The women now live and train all year round at the same base as the Blitzbokke, the men’s sevens squad, and pick up expert tips from their male counterparts, who are only too happy to assist. And, in another landmark moment, last December the Imbokodo team, featuring Jordaan, was invited to take part, for the first time in history, in a top-tier international sevens tournament – on home soil, to boot – at the HSBC Cape Town Sevens. “It was an awesome feeling, playing in front of so many of our fellow South Africans,” she says.
Pleasingly, at the end of March, the team will play again in South Africa: in Stellenbosch, as part of the HSBC Challenger Series – a new competition designed to boost rugby sevens’ development across the globe.
HSBC deserves great credit for creating a more gender-equal game. Consider that the inaugural HSBC World Rugby Women’s Sevens Series had only four legs – half the number compared to this season. Also, most of the 11 core teams in the women’s competition have full-time professionals (in 15-a-side rugby, many nations are still playing catch up on that front).
Wilfred Jordaan will be in the crowd in Stellenbosch cheering his daughter on, as the team aims to qualify for next season’s HSBC World Rugby Women’s World Sevens Series. And given Jordaan’s good fortune and determined attitude, who would bet against the Imbokodo breaking into sevens’ top-tier – if not now, very soon?

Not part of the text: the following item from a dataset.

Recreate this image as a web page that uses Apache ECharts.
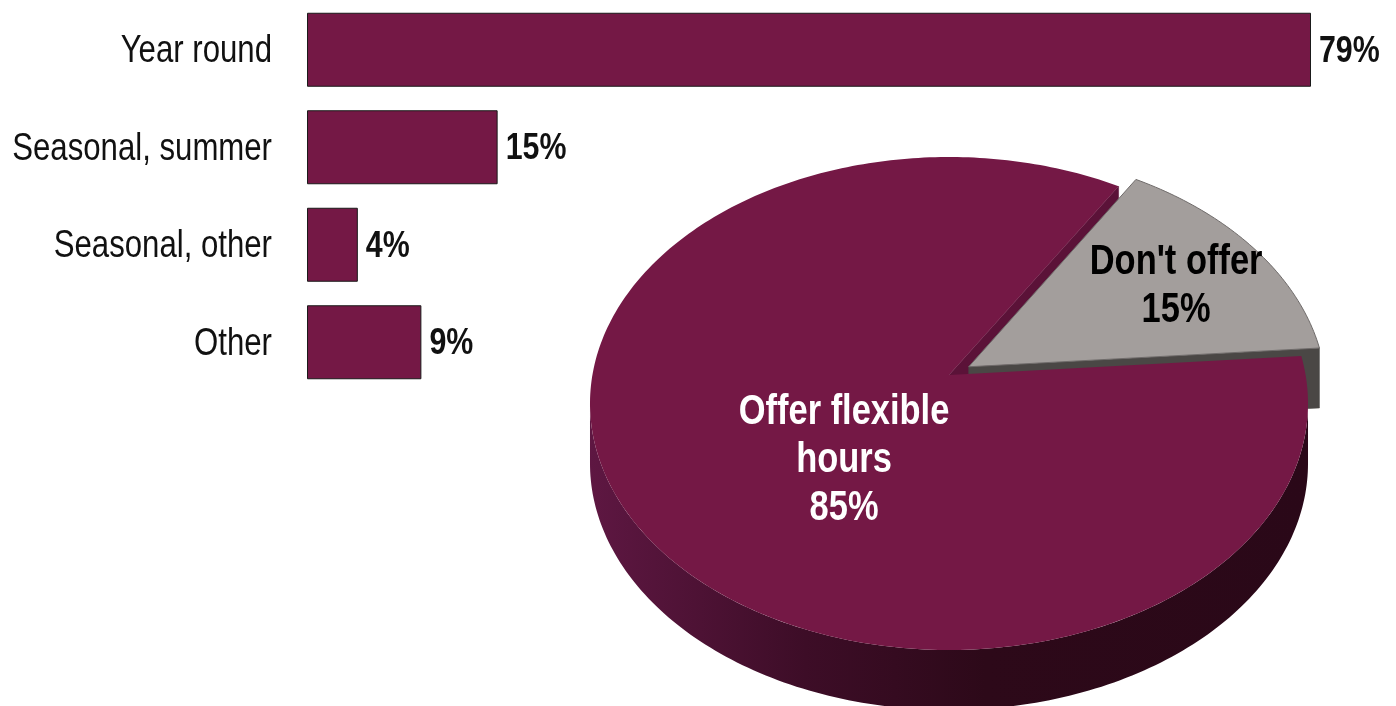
<!DOCTYPE html>
<html>
<head>
<meta charset="utf-8">
<style>
  html, body { margin: 0; padding: 0; background: #ffffff; }
  #chart { width: 1396px; height: 706px; }
</style>
<script src="https://cdn.jsdelivr.net/npm/echarts@6/dist/echarts.min.js"></script>
</head>
<body>
<div id="chart"></div>
<script>
// Schedule type breakdown (bars) and share offering flexible hours (pie)
const barCategories = ['Year round', 'Seasonal, summer', 'Seasonal, other', 'Other'];
const barValues = [79, 15, 4, 9];
const pieNames = ['Offer flexible\nhours', "Don't offer"];
const pieValues = [85, 15];

const FONT = "'Liberation Sans', Arial, sans-serif";
const NARROW = 0.82;           // horizontal squeeze giving a condensed face
const MAROON = '#741845';

// Tilted pie geometry (perspective ellipse)
const PIE = {
  cx: 949, cy: 375, rx: 356.6, ry: 243.2, k: 0.1156, depth: 60,
  startAngle: 4.5,
  explode: [0, 0.065],
  top: [MAROON, '#a39e9c'],
  topStroke: [null, '#6f6b6a'],
  radial: ['#5b1238', '#4a4745'],
  outer: [
    ['#5e1742', '#3d0d27', '#2d0919', '#2a0818'],
    ['#4a4745', '#4a4745', '#4a4745', '#4a4745']
  ],
  labelColor: ['#ffffff', '#000000'],
  labelRadius: [0.44, 0.70],
  labelShift: [18.5, -2]
};

const pieTotal = pieValues.reduce((s, v) => s + v, 0);
const slices = [];
(function () {
  let a = PIE.startAngle;
  pieValues.forEach((v) => {
    const a0 = a, a1 = a - v / pieTotal * 360;
    slices.push({ a0: a0, a1: a1, mid: (a0 + a1) / 2 });
    a = a1;
  });
})();

function project(deg, r, ex, ey, drop) {
  const t = deg * Math.PI / 180;
  const u = r * Math.cos(t) + ex;
  const v = -(r * Math.sin(t) + ey);
  const w = 1 - PIE.k * v;
  return [PIE.cx + PIE.rx * u / w, PIE.cy + PIE.ry * v / w + (drop || 0)];
}

function explodeOffset(i) {
  const e = PIE.explode[i] || 0;
  const m = slices[i].mid * Math.PI / 180;
  return [e * Math.cos(m), e * Math.sin(m)];
}

function arc(from, to, ex, ey, drop) {
  const n = Math.max(2, Math.ceil(Math.abs(from - to)));
  const pts = [];
  for (let j = 0; j <= n; j++) {
    pts.push(project(from + (to - from) * j / n, 1, ex, ey, drop));
  }
  return pts;
}

const FRONT_EDGE = Math.asin(PIE.k) * 180 / Math.PI;

function renderWalls(params, api) {
  const i = params.dataIndex;
  const s = slices[i];
  const [ex, ey] = explodeOffset(i);
  const children = [];
  // curved outer wall, only on the side facing the viewer
  for (let kk = -1; kk <= 1; kk++) {
    const lo = Math.max(s.a1, -180 + FRONT_EDGE + 360 * kk);
    const hi = Math.min(s.a0, -FRONT_EDGE + 360 * kk);
    if (lo < hi) {
      const topPts = arc(hi, lo, ex, ey, 0);
      const botPts = arc(lo, hi, ex, ey, PIE.depth);
      const c = PIE.outer[i];
      children.push({
        type: 'polygon',
        shape: { points: topPts.concat(botPts) },
        style: {
          fill: new echarts.graphic.LinearGradient(0, 0, 1, 0, [
            { offset: 0, color: c[0] },
            { offset: 0.3, color: c[1] },
            { offset: 0.55, color: c[2] },
            { offset: 1, color: c[3] }
          ])
        }
      });
    }
  }
  // flat cut faces along the slice edges
  [[s.a0, s.a0 + 90], [s.a1, s.a1 - 90]].forEach(([edge, normal]) => {
    if (Math.sin(normal * Math.PI / 180) < -0.01) {
      children.push({
        type: 'polygon',
        shape: {
          points: [
            project(edge, 0, ex, ey, 0),
            project(edge, 1, ex, ey, 0),
            project(edge, 1, ex, ey, PIE.depth),
            project(edge, 0, ex, ey, PIE.depth)
          ]
        },
        style: { fill: PIE.radial[i], stroke: PIE.radial[i], lineWidth: 0.5 }
      });
    }
  });
  return { type: 'group', children: children };
}

function renderTops(params, api) {
  const i = params.dataIndex;
  const s = slices[i];
  const [ex, ey] = explodeOffset(i);
  const pts = [project(0, 0, ex, ey, 0)].concat(arc(s.a0, s.a1, ex, ey, 0));
  const lp = project(s.mid + PIE.labelShift[i], PIE.labelRadius[i], ex, ey, 0);
  const stroke = PIE.topStroke[i];
  return {
    type: 'group',
    children: [
      {
        type: 'polygon',
        shape: { points: pts },
        style: stroke ? { fill: PIE.top[i], stroke: stroke, lineWidth: 1 } : { fill: PIE.top[i] }
      },
      {
        type: 'text',
        x: lp[0], y: lp[1], scaleX: NARROW,
        style: {
          text: pieNames[i] + '\n' + api.value(0) + '%',
          x: 0, y: 0,
          align: 'center', verticalAlign: 'middle',
          fill: PIE.labelColor[i],
          fontSize: 42, fontWeight: 'bold', fontFamily: FONT,
          lineHeight: 48
        }
      }
    ]
  };
}

// category names and value labels beside each bar
function renderBarText(params, api) {
  const i = params.dataIndex;
  const v = api.value(0);
  const base = api.coord([0, api.value(1)]);
  const end = api.coord([v, api.value(1)]);
  return {
    type: 'group',
    children: [
      {
        type: 'text',
        x: base[0] - 35, y: base[1] + 2, scaleX: NARROW,
        style: {
          text: barCategories[i], x: 0, y: 0,
          align: 'right', verticalAlign: 'middle',
          fill: '#111111', fontSize: 38, fontFamily: FONT
        }
      },
      {
        type: 'text',
        x: end[0] + 8, y: base[1] + 2, scaleX: NARROW,
        style: {
          text: v + '%', x: 0, y: 0,
          align: 'left', verticalAlign: 'middle',
          fill: '#111111', fontSize: 37, fontWeight: 'bold', fontFamily: FONT
        }
      }
    ]
  };
}

const chart = echarts.init(document.getElementById('chart'), null, { renderer: 'canvas' });
chart.setOption({
  animation: false,
  backgroundColor: '#ffffff',
  grid: { left: 307, right: 85, top: 1, height: 390, outerBoundsMode: 'none', containLabel: false },
  xAxis: { type: 'value', min: 0, max: 79, show: false },
  yAxis: {
    type: 'category',
    data: barCategories,
    inverse: true,
    axisLine: { show: false },
    axisTick: { show: false },
    axisLabel: { show: false }
  },
  series: [
    {
      type: 'bar',
      data: barValues,
      barWidth: 74,
      itemStyle: { color: MAROON, borderColor: '#1a1a1a', borderWidth: 1 }
    },
    {
      type: 'custom',
      data: barValues.map((v, i) => [v, i]),
      encode: { x: 0, y: 1 },
      z: 5,
      renderItem: renderBarText
    },
    {
      type: 'custom',
      coordinateSystem: 'none',
      z: 3,
      data: pieValues,
      renderItem: renderWalls
    },
    {
      type: 'custom',
      coordinateSystem: 'none',
      z: 4,
      data: pieValues,
      renderItem: renderTops
    }
  ]
});
</script>
</body>
</html>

After all, interest in rugby is sky-high in South Africa, following the men’s Rugby World Cup success towards the end of last year. “That win reunited our country,” says Jordaan of the victory in Japan. “The team achieved something very positive and quite amazing. Ultimately, it showed what can be possible with hard work and commitment.”
Hard work and commitment are the two key facets of the fly-half’s personality. And South African should be thankful that she is still setting rugby pitches alight, metaphorically, rather than literally putting out fires.